When thinking about UTE, say the question "Where are they doing [verb]? When thinking about UTENFOR, say the question "Where are they in relation to someone/something? Ex: "They are eating outside (of) the café." would be "De spiser utenfor kaféen. While "They are eating outside" would be "De spiser ute." I googled (With atrocious results that only gave examples, that didn't really help me) to figure this out so there is a possibility I am totally wrong.
I read in another comment someone explaining that "ute" was an adverb and "utenfor" was a preposition. I think it makes total sense with what you're saying. Thanks.
"Ute"=location (Stationary, not in relation to anything); "Utenfor"= Location (Stationary; in relation to something). This basically means that "Utenfor" needs an object in which to connect. So you could say "De spiser utenfor kaféen'', but you could not say ''De spiser utenfor'' it would have to be ''De spiser ute''. Also direction and motion are indicated by dropping the ''e'' so ''ut'' would be the equivalent of ''out (motion)''. for example, '' I am walking out of the house'' would be ''Jeg går ut huset''. By the way if you meant ''direction'' as non motion then yes you would use ''utenfor'' to give someone directions.
I correlate it with ute=out and utenfor=outside. I know this isn't quite right, but it helps me to remember which one to use. Like in english to say "eating out" vs "eating outside".
That would mean "Outside in the café" which does not make sense to me. if your are outside how can you be in as well?
to Dakota. Norwegian uses the sentence "De spiser utenfor." when someone is eating outside the present location. If it is another location this is specified. "De spiser ute." is used if you are eating outdoors as well as "not at home" (ex. at a kafé/restaurant ).
How would one say "They are eating at the outdoor café." as in a café with outdoor tables?
You must have a better dictionary than I do. I could only find "utedo" which means "outhouse". http://www.norskengelskordbok.com/en/dictionary-norwegian-english/utedo
Oh, this one has "utendors" http://www.tritrans.net/cgibin/translateno.cgi?spraak=Engelsk=outdoor
Compound words aren't usually listed in the dictionary :)
No wonder I had trouble to find it. "utendørs" does appear in the first dictionary as well as an adverb though.

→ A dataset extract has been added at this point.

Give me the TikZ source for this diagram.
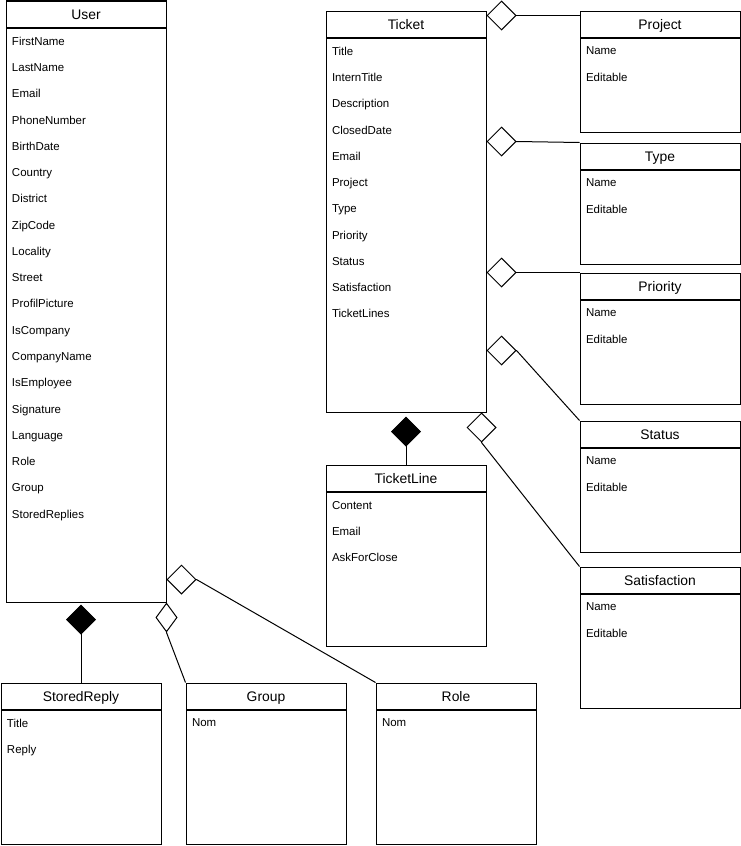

The second dictionary was smart enough to suggest the correct spelling and I took it up on that. In this one that I found later http://www.nob-ordbok.uio.no/perl/ordbok.cgi?OPP=+utend%C3%B8rsant_bokmaal=5ant_nynorsk=5bokmaal=+ordbok=bokmaal
It says "outdoors" which can be an adverb, but it also says "that takes place in open air" which sounds like an adjective description. Of course, this last dictionary is all in Norwegian.
Are we going to learn how to make compound words in Duolingo? And why is pub not correct. Is a Norwegeian "kafé" not the same as an English pub?
So utenfor is uten- + for? So it would more literally mean "travelled on the outside of " ?
Where do you get the word "travelled" from or "on"? I think Dakota_Marz is closer "outside of" makes more sense. It would explain the possible meaning of "abroad" as that means "outside of the country", as well as "peripheral" which can be outside of your main view", as well as get you to "off". If you are outside of something, I suppose you might be off of it. I think that "ute" means "outside" as an adverb, while when you need a preposition you could use "utenfor". "utenfor" as an adverb would probably mean "abroad". http://www.norskengelskordbok.com/en/dictionary-norwegian-english/utenfor It looks like "ute" can be used as an adjective as well. http://www.norskengelskordbok.com/en/dictionary-norwegian-english/ute
Once again it worth tweaking the english here, because we would say 'outside, at the cafe' to be clear that we are eating the café's food
It might help to think of utenfor as being a combination of ute = outside and foran = in front of.
The english answer given for this is "they eat outside the cafe". This sentence does not make sense in English
(June 29, 2017)
As a native to English with a high proficiency, I can say this makes perfect sense.